この戦争は互角でしたが、北条時行の兵はだんだんと数が減っていってしまったため、これ以上は続けられなくなり、また脱出です。
今度は12年ほど、北条時行の動きは、どの資料を見ても見られず、全くの行方不明。
北条時行、12年後のそれから
再び北条時行の名前が出てきたのは、1352年です。
上野国(こうずけのくに、現在の群馬県)の新田義興兄弟(難聴の味方)が兵をあげると、北条時行新田軍に加わり、鎌倉を目指します。
足利基氏に打ち勝って、鎌倉を奪い返しに成功しました。
しかし、北条時行の活躍はここまでが限度だったようです。
北条時行が鎌倉を取り戻して、二週間後にはもう奪い返されてしまい、時行はお得意の『逃げ』となるのですが。
ついには、捕まり、龍ノ口で処刑されて、果てるのでした。

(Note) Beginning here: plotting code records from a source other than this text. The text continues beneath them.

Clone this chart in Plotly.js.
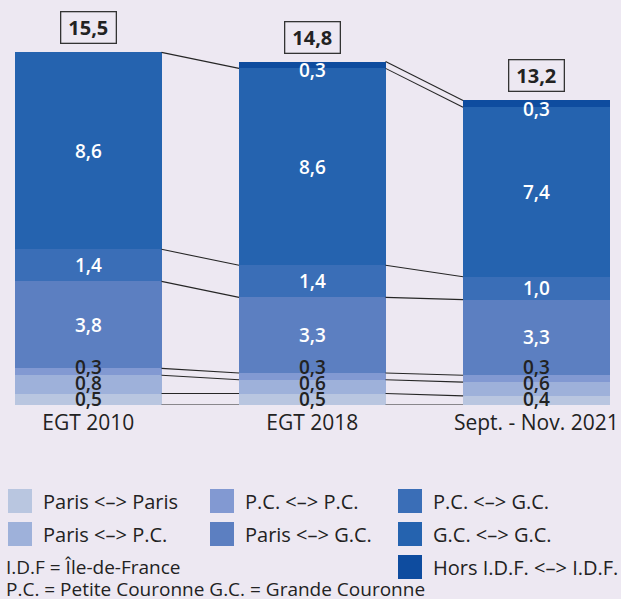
<!DOCTYPE html>
<html><head><meta charset="utf-8">
<script src="https://cdn.plot.ly/plotly-3.0.1.min.js"></script>
<style>html,body{margin:0;padding:0;background:#EDE8F2}</style>
</head><body><div id="chart" style="width:621px;height:599px"></div>
<script>
// ---- data ----
const categories = ['EGT 2010', 'EGT 2018', 'Sept. - Nov. 2021'];
const seriesNames = ['Paris <–> Paris', 'Paris <–> P.C.', 'P.C. <–> P.C.', 'Paris <–> G.C.', 'P.C. <–> G.C.', 'G.C. <–> G.C.', 'Hors I.D.F. <–> I.D.F.'];
const parisParis = [0.5, 0.5, 0.4];
const parisPC    = [0.8, 0.6, 0.6];
const pcPC       = [0.3, 0.3, 0.3];
const parisGC    = [3.8, 3.3, 3.3];
const pcGC       = [1.4, 1.4, 1.0];
const gcGC       = [8.6, 8.6, 7.4];
const horsIDF    = [null, 0.3, 0.3];
const totals     = [15.5, 14.8, 13.2];
const notes = ['I.D.F = Île-de-France', 'P.C. = Petite Couronne G.C. = Grande Couronne'];

// ---- style ----
const series = [parisParis, parisPC, pcPC, parisGC, pcGC, gcGC, horsIDF];
const colors = ['#B9C6E0', '#9EB1DA', '#8299D2', '#5C7FC1', '#3A6EB7', '#2563AF', '#0E4C9F'];
const bg = '#EDE8F2';
const dark = '#222222';
const W = 621, H = 599, T = 20, B = 194;
const plotH = H - T - B;
const pxPerUnit = 22.9;
const yMax = plotH / pxPerUnit;
const barW = 0.654;
const xs = categories.map((c, i) => i);
const fmt = v => v.toFixed(1).replace('.', ',');

const traces = [];
series.forEach((vals, s) => {
  traces.push({
    type: 'bar', x: xs, y: vals, width: barW,
    marker: {color: colors[s], line: {width: 0}},
    name: seriesNames[s], showlegend: false, hoverinfo: 'skip'
  });
});

// cumulative tops
const cum = xs.map(i => {
  const arr = [0];
  series.forEach(vals => arr.push(arr[arr.length - 1] + (vals[i] || 0)));
  return arr;
});

// connector lines
const lx = [], ly = [];
for (let i = 0; i < xs.length - 1; i++) {
  for (let k = 0; k <= series.length; k++) {
    if (k > 0 && (series[k - 1][i] == null || series[k - 1][i + 1] == null)) continue;
    lx.push(i + barW / 2, i + 1 - barW / 2, null);
    ly.push(cum[i][k], cum[i + 1][k], null);
  }
}
traces.push({type: 'scatter', mode: 'lines', x: lx, y: ly, line: {color: '#262626', width: 1.1},
  showlegend: false, hoverinfo: 'skip'});

const annotations = [];
const labelFont = {family: 'Open Sans, sans-serif', size: 19, weight: 600};
xs.forEach(i => {
  let prev = -Infinity;
  const gapU = 16 / pxPerUnit;
  series.forEach((vals, s) => {
    const v = vals[i];
    if (v == null) return;
    let y = (cum[i][s] + cum[i][s + 1]) / 2;
    let shift = 0;
    let color = '#ffffff';
    if (s < 3) {
      y = Math.max(y, 6.5 / pxPerUnit, prev + gapU);
      prev = y;
      color = dark;
    }
    if (s === series.length - 1) shift = -5;
    annotations.push({x: i, y: y, xref: 'x', yref: 'y', text: fmt(v), showarrow: false,
      xanchor: 'center', yanchor: 'middle', yshift: shift,
      font: Object.assign({}, labelFont, {color: color})});
  });
  annotations.push({x: i, y: cum[i][series.length], xref: 'x', yref: 'y', text: fmt(totals[i]),
    showarrow: false, xanchor: 'center', yanchor: 'bottom', yshift: 8,
    bordercolor: '#333', borderwidth: 1.3, borderpad: 1, width: 52, height: 28,
    font: {family: 'Open Sans, sans-serif', size: 20, weight: 700, color: dark}});
});

// manual legend
const px2x = px => px / W;
const px2y = py => (H - B - py) / plotH;
const shapes = [];
const legendSlots = [[8, 489], [8, 522], [210, 489], [210, 522], [398, 489], [398, 522], [398, 555]];
const legFont = {family: 'Open Sans, sans-serif', size: 20, color: dark};
const noteFont = {family: 'Open Sans, sans-serif', size: 19, color: dark};
seriesNames.forEach((n, s) => {
  const [sx, sy] = legendSlots[s];
  shapes.push({type: 'rect', xref: 'paper', yref: 'paper', x0: px2x(sx), x1: px2x(sx + 24),
    y0: px2y(sy), y1: px2y(sy + 24), fillcolor: colors[s], line: {width: 0}});
  annotations.push({xref: 'paper', yref: 'paper', x: px2x(sx + 33), y: px2y(sy + 12),
    xanchor: 'left', yanchor: 'middle', showarrow: false, text: n, font: legFont});
});
notes.forEach((t, j) => {
  annotations.push({xref: 'paper', yref: 'paper', x: px2x(4), y: px2y([567, 589][j]),
    xanchor: 'left', yanchor: 'middle', showarrow: false, text: t, font: noteFont});
});

const layout = {
  width: W, height: H,
  margin: {l: 0, r: 0, t: T, b: B},
  paper_bgcolor: bg, plot_bgcolor: bg,
  barmode: 'stack', bargap: 0,
  xaxis: {range: [-0.394, 2.378], tickvals: xs, ticktext: categories, showgrid: false,
    zeroline: false, showline: false, ticks: '', ticklabelstandoff: 3,
    tickfont: {family: 'Open Sans, sans-serif', size: 21, color: dark}},
  yaxis: {range: [0, yMax], visible: false, showgrid: false, zeroline: false},
  annotations: annotations, shapes: shapes, showlegend: false
};
Plotly.newPlot('chart', traces, layout, {staticPlot: true, displayModeBar: false});
</script></body></html>
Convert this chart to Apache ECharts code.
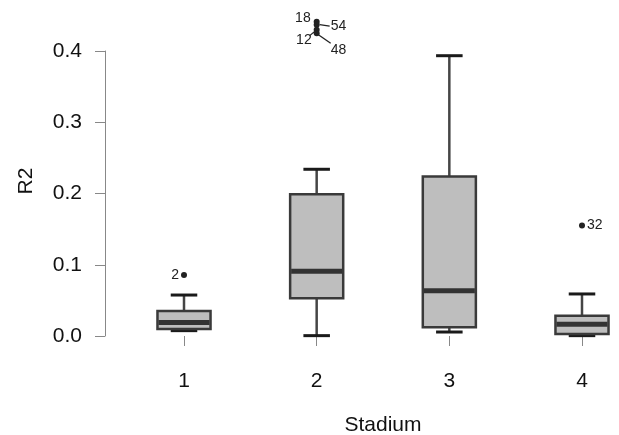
<!DOCTYPE html>
<html><head><meta charset="utf-8">
<script src="https://cdn.jsdelivr.net/npm/echarts@6/dist/echarts.min.js"></script>
<style>html,body{margin:0;padding:0;background:#fff}#c{width:619px;height:435px}</style>
</head><body><div id="c"></div>
<script>
// ---- data ----
const categories = ['1', '2', '3', '4'];
const whiskerLow  = [0.0075, 0.0005, 0.0056, 0.0005];
const quart1      = [0.0098, 0.0529, 0.0122, 0.0028];
const median      = [0.0190, 0.0908, 0.0636, 0.0164];
const quart3      = [0.0350, 0.1990, 0.2240, 0.0285];
const whiskerHigh = [0.0575, 0.2340, 0.3934, 0.0590];
const outlierStadium = ['1', '2', '2', '2', '2', '4'];
const outlierValue   = [0.0856, 0.441, 0.437, 0.430, 0.425, 0.155];
const outlierId      = ['2', '18', '54', '12', '48', '32'];
const yMin = 0, yMax = 0.4, yStep = 0.1;

// ---- styles / label placement ----
const FONT = 'Liberation Sans, Arial, sans-serif';
const labelPlace = {
  '2':  {dx: -5, dy: 0,  align: 'right'},
  '18': {dx: -6, dy: -4, align: 'right'},
  '54': {dx: 14, dy: 2,  align: 'left', line: [3, 0, 13, 1.5]},
  '12': {dx: -5, dy: 11, align: 'right', line: [-1, 1, -7, 6]},
  '48': {dx: 14, dy: 17, align: 'left', line: [1, 1, 14, 10]},
  '32': {dx: 5,  dy: 0,  align: 'left'}
};

const boxData = categories.map((c, i) => [i, whiskerLow[i], quart1[i], median[i], quart3[i], whiskerHigh[i]]);
const outData = outlierValue.map((v, i) => [categories.indexOf(outlierStadium[i]), v, i]);

const chart = echarts.init(document.getElementById('c'));
chart.setOption({
  animation: false,
  backgroundColor: '#fff',
  grid: {left: 117.67, right: -29.33, top: 51, bottom: 99, containLabel: false, outerBoundsMode: 'none'},
  xAxis: {
    type: 'category', data: categories, boundaryGap: true, offset: 17,
    axisLine: {show: false},
    axisTick: {show: true, alignWithLabel: true, length: 10, lineStyle: {color: '#888', width: 1}},
    axisLabel: {margin: 18, fontSize: 21, color: '#111', fontFamily: FONT},
    name: 'Stadium', nameLocation: 'middle', nameGap: 62,
    nameTextStyle: {fontSize: 21, color: '#111', fontFamily: FONT},
    splitLine: {show: false}
  },
  yAxis: {
    type: 'value', min: yMin, max: yMax, interval: yStep, offset: 12.67,
    axisLine: {show: true, lineStyle: {color: '#888', width: 1}},
    axisTick: {show: true, length: 10, lineStyle: {color: '#888', width: 1}},
    axisLabel: {margin: 23, fontSize: 21, color: '#111', fontFamily: FONT, formatter: v => v.toFixed(1)},
    name: 'R2', nameLocation: 'middle', nameGap: 68, nameRotate: 90,
    nameTextStyle: {fontSize: 21, color: '#111', fontFamily: FONT, padding: [0, 0, 0, 25]},
    splitLine: {show: false}
  },
  series: [
    {
      type: 'custom', data: boxData, clip: false,
      renderItem(params, api) {
        const i = api.value(0);
        const x = api.coord([i, api.value(3)])[0];
        const band = api.size([1, 0])[0];
        const bw = band * 0.4, cw = band * 0.2;
        const yL = api.coord([i, api.value(1)])[1];
        const yQ1 = api.coord([i, api.value(2)])[1];
        const yM = api.coord([i, api.value(3)])[1];
        const yQ3 = api.coord([i, api.value(4)])[1];
        const yH = api.coord([i, api.value(5)])[1];
        const wS = {stroke: '#454545', lineWidth: 2.5};
        const cS = {stroke: '#1a1a1a', lineWidth: 3};
        return {type: 'group', children: [
          {type: 'line', shape: {x1: x, y1: yH, x2: x, y2: yQ3}, style: wS},
          {type: 'line', shape: {x1: x, y1: yQ1, x2: x, y2: yL}, style: wS},
          {type: 'line', shape: {x1: x - cw / 2, y1: yH, x2: x + cw / 2, y2: yH}, style: cS},
          {type: 'line', shape: {x1: x - cw / 2, y1: yL, x2: x + cw / 2, y2: yL}, style: cS},
          {type: 'rect', shape: {x: x - bw / 2, y: yQ3, width: bw, height: yQ1 - yQ3},
            style: {fill: '#bebebe', stroke: '#3a3a3a', lineWidth: 2.5}},
          {type: 'line', shape: {x1: x - bw / 2 + 1, y1: yM, x2: x + bw / 2 - 1, y2: yM},
            style: {stroke: '#333', lineWidth: 5}}
        ]};
      }
    },
    {
      type: 'custom', data: outData, clip: false,
      renderItem(params, api) {
        const c = api.coord([api.value(0), api.value(1)]);
        const id = outlierId[api.value(2)];
        const p = labelPlace[id] || {dx: 6, dy: 0, align: 'left'};
        const children = [
          {type: 'circle', shape: {cx: c[0], cy: c[1], r: 3}, style: {fill: '#222'}},
          {type: 'text', style: {text: id, x: c[0] + p.dx, y: c[1] + p.dy, align: p.align,
            verticalAlign: 'middle', fontSize: 14, fontFamily: FONT, fill: '#222'}}
        ];
        if (p.line) {
          children.push({type: 'line', shape: {x1: c[0] + p.line[0], y1: c[1] + p.line[1],
            x2: c[0] + p.line[2], y2: c[1] + p.line[3]}, style: {stroke: '#222', lineWidth: 1.3}});
        }
        return {type: 'group', children};
      }
    }
  ]
});
</script>
</body></html>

この時北条時行は20歳中頃となります。
北条時行は、宿敵 足利尊氏を打ち取ることができなかったのです。
復讐は失敗の結末となりました。
一つ不思議なことは、北条時行は、新田義興と同盟を結んで一緒に兵を上げています。
新田義興の父、新田義貞は、北条高時の鎌倉幕府に直接手を下した人物です。
敵の息子を許せたのでしょうか?
北条時行の戦いが「中先代の乱」と呼ばれる理由
北条時行の一連の戦いを、「中先代の乱」と歴史上では呼んでいます。
なぜかというと、それは北条時行きが「中先代」と呼ばれていたからです。
この呼び方は、室町幕府になってから付けられた名称です。
室町幕府の、将軍を、室町時代は「当代」と呼び、その前の北条けの執権のことを「先代」という名称を与えていました。
北条時行は、そのちょうど真ん中に位置する存在として、「中先代」と呼ばれたのでした。
その北条時行きが、北条家に鎌倉幕府を取り戻そうとして戦った、戦争なので「中先代の乱」とされているのです。
「中先代」という名称は、室町幕府の時代にできた言葉なので、足利のものたちは、北条時行をただの反乱者とは考えていなかった、と思われます。
足利家が新たに、幕府を建てるためにつけたけじめの戦い、と北条時行とその一連の戦いを見ていた、私にはそんな気がします。
彼らは、北条時行を尊重していた、そんな感じがします。
まとめ
漫画、アニメ「逃げ上手の若君」は、全体を見るとなんとも悲しい話です。
武家の棟梁の息子であった境遇から、幼くして、親を殺され、故郷を追われ、命を狙われる立場に一気に落ちてしまいました。
その中から、北条時行は一つの家の当主として、武士のトップとしての自覚が徐々に芽生えてくる成長物語でもあります。
北条時行に関しては資料が乏しく、正確なことが伝わっていません。
ですから、ここに新しい解釈を期待することができます。
漫画の連載はまだ終わっていません。
どのような展開になるか、期待するところです。